Skip every picture, and extract verbatim the lines from the line containing "Write a Python" to the line containing "from matplotlib.ticker import", both lines included.

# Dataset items

==============================

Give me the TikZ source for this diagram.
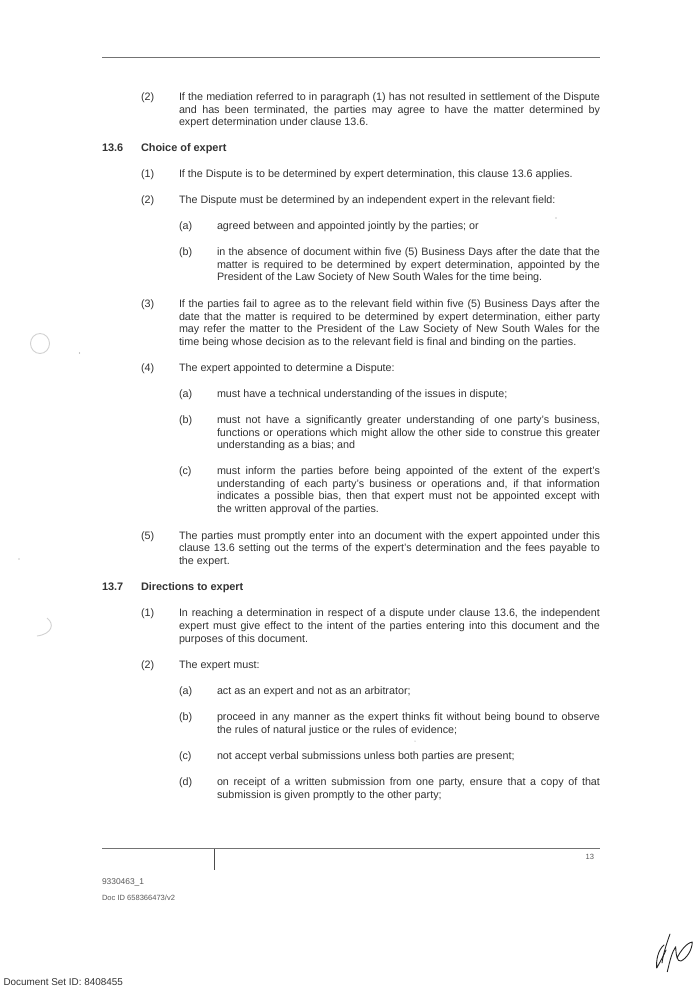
\documentclass[tikz,border=0pt]{standalone}
\usepackage{fontspec}
\setmainfont{Liberation Sans}
\newcounter{tl}
\definecolor{ink}{gray}{0.2}
\tikzset{
  txt/.style={anchor=base west,inner sep=0pt,outer sep=0pt,text=ink,font=\fontsize{10.75}{12}\selectfont},
  hd/.style={txt,font=\fontsize{10.9}{12}\selectfont\bfseries},
  foot/.style={txt,text=black!65,font=\fontsize{7.55}{9}\selectfont},
  rulel/.style={draw=black!55,line width=0.8pt},
  ring/.style={draw=black!18,line width=0.9pt},
  speck/.style={fill=black!45,draw=none},
  sig/.style={draw=black!85,line width=0.9pt,line cap=round,line join=round}
}
\newcommand{\plainl}[3]{\stepcounter{tl}\node[txt] (t\arabic{tl}) at (#1,#2+4) {#3};}
\newcommand{\headl}[3]{\stepcounter{tl}\node[hd] (t\arabic{tl}) at (#1,#2+4) {#3};}
\newcommand{\justl}[3]{\stepcounter{tl}\node[txt] (t\arabic{tl}) at (#1,#2+4) {\makebox[\dimexpr 600pt-#1pt\relax][s]{#3}};}
\begin{document}
\begin{tikzpicture}[x=1pt,y=-1pt]
\useasboundingbox (0,0) rectangle (694,990);
\fill[white] (0,0) rectangle (694,990);
% rules
\coordinate (r1a) at (102,57); \coordinate (r1b) at (600,57);
\draw[rulel] (r1a) -- (r1b);
\coordinate (r2a) at (102,848.5); \coordinate (r2b) at (600,848.5);
\draw[rulel] (r2a) -- (r2b);
\coordinate (r3a) at (214,849); \coordinate (r3b) at (214,870);
\draw[draw=black!70,line width=0.9pt] (r3a) -- (r3b);
% body
\plainl{141}{96}{(2)}
\justl{179}{96}{If the mediation referred to in paragraph (1) has not resulted in settlement of the Dispute}
\justl{179}{109}{and has been terminated, the parties may agree to have the matter determined by}
\plainl{179}{121}{expert determination under clause 13.6.}
\headl{102}{147}{13.6}
\headl{141}{147}{Choice of expert}
\plainl{141}{173}{(1)}
\plainl{179}{173}{If the Dispute is to be determined by expert determination, this clause 13.6 applies.}
\plainl{141}{199}{(2)}
\plainl{179}{199}{The Dispute must be determined by an independent expert in the relevant field:}
\plainl{179}{225}{(a)}
\plainl{217}{225}{agreed between and appointed jointly by the parties; or}
\plainl{179}{251}{(b)}
\justl{217}{251}{in the absence of document within five (5) Business Days after the date that the}
\justl{217}{264}{matter is required to be determined by expert determination, appointed by the}
\plainl{217}{276}{President of the Law Society of New South Wales for the time being.}
\plainl{141}{303}{(3)}
\justl{179}{303}{If the parties fail to agree as to the relevant field within five (5) Business Days after the}
\justl{179}{316}{date that the matter is required to be determined by expert determination, either party}
\justl{179}{328}{may refer the matter to the President of the Law Society of New South Wales for the}
\plainl{179}{341}{time being whose decision as to the relevant field is final and binding on the parties.}
\plainl{141}{367}{(4)}
\plainl{179}{367}{The expert appointed to determine a Dispute:}
\plainl{179}{393}{(a)}
\plainl{217}{393}{must have a technical understanding of the issues in dispute;}
\plainl{179}{419}{(b)}
\justl{217}{419}{must not have a significantly greater understanding of one party's business,}
\justl{217}{432}{functions or operations which might allow the other side to construe this greater}
\plainl{217}{444}{understanding as a bias; and}
\plainl{179}{470}{(c)}
\justl{217}{470}{must inform the parties before being appointed of the extent of the expert's}
\justl{217}{483}{understanding of each party's business or operations and, if that information}
\justl{217}{495}{indicates a possible bias, then that expert must not be appointed except with}
\plainl{217}{508}{the written approval of the parties.}
\plainl{141}{535}{(5)}
\justl{179}{535}{The parties must promptly enter into an document with the expert appointed under this}
\justl{179}{547}{clause 13.6 setting out the terms of the expert's determination and the fees payable to}
\plainl{179}{560}{the expert.}
\headl{102}{586}{13.7}
\headl{141}{586}{Directions to expert}
\plainl{141}{612}{(1)}
\justl{179}{612}{In reaching a determination in respect of a dispute under clause 13.6, the independent}
\justl{179}{625}{expert must give effect to the intent of the parties entering into this document and the}
\plainl{179}{638}{purposes of this document.}
\plainl{141}{664}{(2)}
\plainl{179}{664}{The expert must:}
\plainl{179}{690}{(a)}
\plainl{217}{690}{act as an expert and not as an arbitrator;}
\plainl{179}{716}{(b)}
\justl{217}{716}{proceed in any manner as the expert thinks fit without being bound to observe}
\plainl{217}{729}{the rules of natural justice or the rules of evidence;}
\plainl{179}{755}{(c)}
\plainl{217}{755}{not accept verbal submissions unless both parties are present;}
\plainl{179}{781}{(d)}
\justl{217}{781}{on receipt of a written submission from one party, ensure that a copy of that}
\plainl{217}{794}{submission is given promptly to the other party;}
% footer
\node[foot,anchor=base east] (pg) at (594,859) {13};
\node[foot,font=\fontsize{8.4}{10}\selectfont] (d1) at (102,884) {9330463\_1};
\node[foot] (d2) at (102,900) {Doc ID 658366473/v2};
\node[txt,text=black!80,font=\fontsize{9.9}{11}\selectfont] (d3) at (3.5,985.5) {Document Set ID: 8408455};
% punch-hole ghosts
\draw[ring] (40,343.5) ellipse (9.5 and 10);
\draw[ring] (47,618) .. controls (55,624) and (52,634) .. (37,636);
\fill[speck] (79.5,353) circle (0.7);
\fill[speck] (19,559) circle (0.6);
\fill[speck] (556,218) circle (0.6);
\fill[speck] (415,741) circle (0.5);
% signature
\draw[sig] (670,934) .. controls (666,945) and (663,955) .. (662,963);
\draw[sig] (664,945) .. controls (658,950) and (656,960) .. (656.7,968) .. controls (660,962) and (664,955) .. (666,950);
\draw[sig] (667.3,971.7) .. controls (670,960) and (672,952) .. (675.7,946.7) .. controls (676,955) and (677,962) .. (681,961) .. controls (687,958) and (692,950) .. (692.3,942) .. controls (686,943) and (680,952) .. (677,958);
\end{tikzpicture}
\end{document}
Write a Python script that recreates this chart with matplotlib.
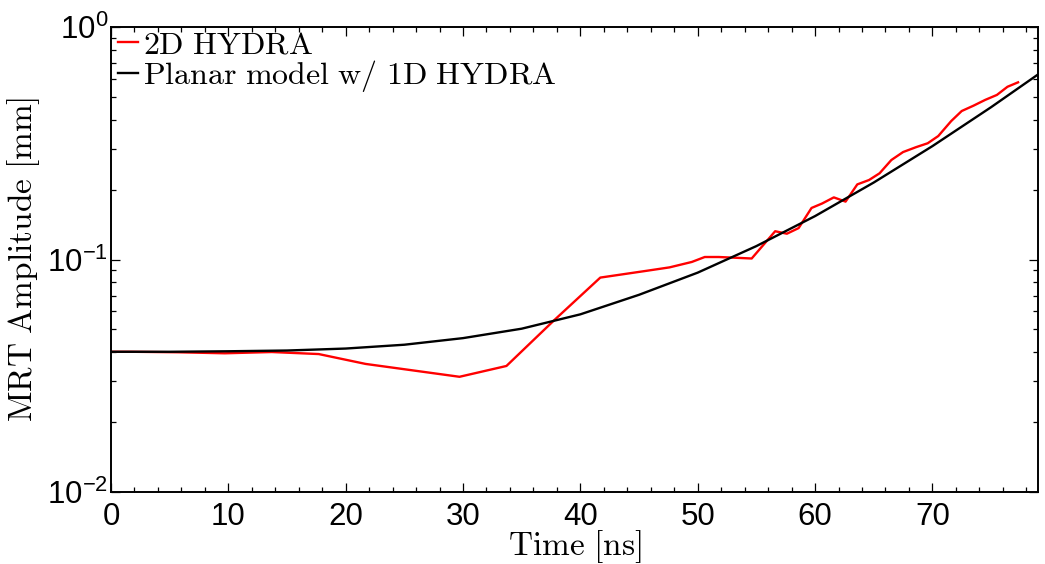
import matplotlib
matplotlib.use("Agg")
import matplotlib.pyplot as plt
from matplotlib.ticker import MultipleLocator, LogLocator, NullFormatter

# 2D HYDRA simulation (red)
t_2d = [0.0, 1.7, 5.7, 9.7, 13.7, 17.7, 21.7, 29.7, 33.7, 37.8, 41.7, 45.7, 47.6,
        49.5, 50.6, 51.8, 54.6, 56.6, 57.6, 58.6, 59.7, 60.6, 61.6, 62.6, 63.6,
        64.6, 65.5, 66.5, 67.5, 68.6, 69.6, 70.5, 71.6, 72.5, 73.5, 74.5, 75.5,
        76.4, 77.3]
a_2d = [0.0401, 0.0401, 0.0399, 0.0395, 0.0400, 0.0392, 0.03555, 0.0313, 0.03484,
        0.0550, 0.0836, 0.0895, 0.0925, 0.0976, 0.1025, 0.1025, 0.1010, 0.1323,
        0.1291, 0.1365, 0.1666, 0.1741, 0.1850, 0.1774, 0.2104, 0.2197, 0.2349,
        0.2678, 0.2898, 0.3041, 0.3162, 0.3396, 0.3938, 0.4352, 0.4587, 0.4858,
        0.5104, 0.5533, 0.5781]

# Planar model with 1D HYDRA (black)
t_model = [0, 5, 10, 15, 20, 25, 30, 35, 40, 45, 50, 55, 60, 65, 70, 75, 79]
a_model = [0.0401, 0.0401, 0.0403, 0.0406, 0.0414, 0.0430, 0.0459, 0.0504, 0.0581,
           0.0705, 0.0878, 0.1142, 0.1537, 0.2143, 0.3073, 0.4519, 0.6250]

labels = [r'$\mathrm{2D\ HYDRA}$', r'$\mathrm{Planar\ model\ w/\ 1D\ HYDRA}$']

plt.rcParams['mathtext.fontset'] = 'cm'
plt.rcParams['font.family'] = ['Liberation Sans', 'DejaVu Sans']

W, H = 1045, 564
fig = plt.figure(figsize=(W / 100, H / 100), dpi=100)
L, R, T, B = 111, 1038, 27, 492
ax = fig.add_axes([L / W, 1 - B / H, (R - L) / W, (B - T) / H])

ax.plot(t_2d, a_2d, color='#ff0000', lw=1.7, label=labels[0])
ax.plot(t_model, a_model, color='black', lw=1.7, label=labels[1])

ax.set_yscale('log')
ax.set_xlim(0, 79)
ax.set_ylim(1e-2, 1e0)
ax.xaxis.set_major_locator(MultipleLocator(10))
ax.xaxis.set_minor_locator(MultipleLocator(2))
ax.yaxis.set_major_locator(LogLocator(base=10, numticks=10))
ax.yaxis.set_minor_locator(LogLocator(base=10, subs=range(2, 10), numticks=20))
ax.yaxis.set_minor_formatter(NullFormatter())

ax.tick_params(which='both', direction='in', top=True, right=True, width=0.9)
ax.tick_params(which='major', length=6.5, labelsize=22.5)
ax.tick_params(which='minor', length=3.3)
ax.tick_params(axis='x', which='major', pad=7)
ax.tick_params(axis='y', which='major', pad=2)
for s in ax.spines.values():
    s.set_linewidth(1.4)

ax.set_xlabel(r'$\mathrm{Time\ [ns]}$', fontsize=24)
ax.xaxis.set_label_coords(0.5, -0.078)
ax.set_ylabel(r'$\mathrm{MRT\ Amplitude\ [mm]}$', fontsize=24)
ax.yaxis.set_label_coords(-0.074, 0.5)

leg = ax.legend(loc='upper left', bbox_to_anchor=(0.0075, 0.993), frameon=False,
                fontsize=23, handlelength=0.63, handletextpad=0.16,
                borderaxespad=0.0, labelspacing=-0.08, borderpad=0.0)

fig.savefig('out.png', dpi=100)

==============================

# WORKED SOLUTION
Write a Python script that recreates this chart with matplotlib.
import matplotlib
matplotlib.use("Agg")
import matplotlib.pyplot as plt
from matplotlib.ticker import MultipleLocator, LogLocator, NullFormatter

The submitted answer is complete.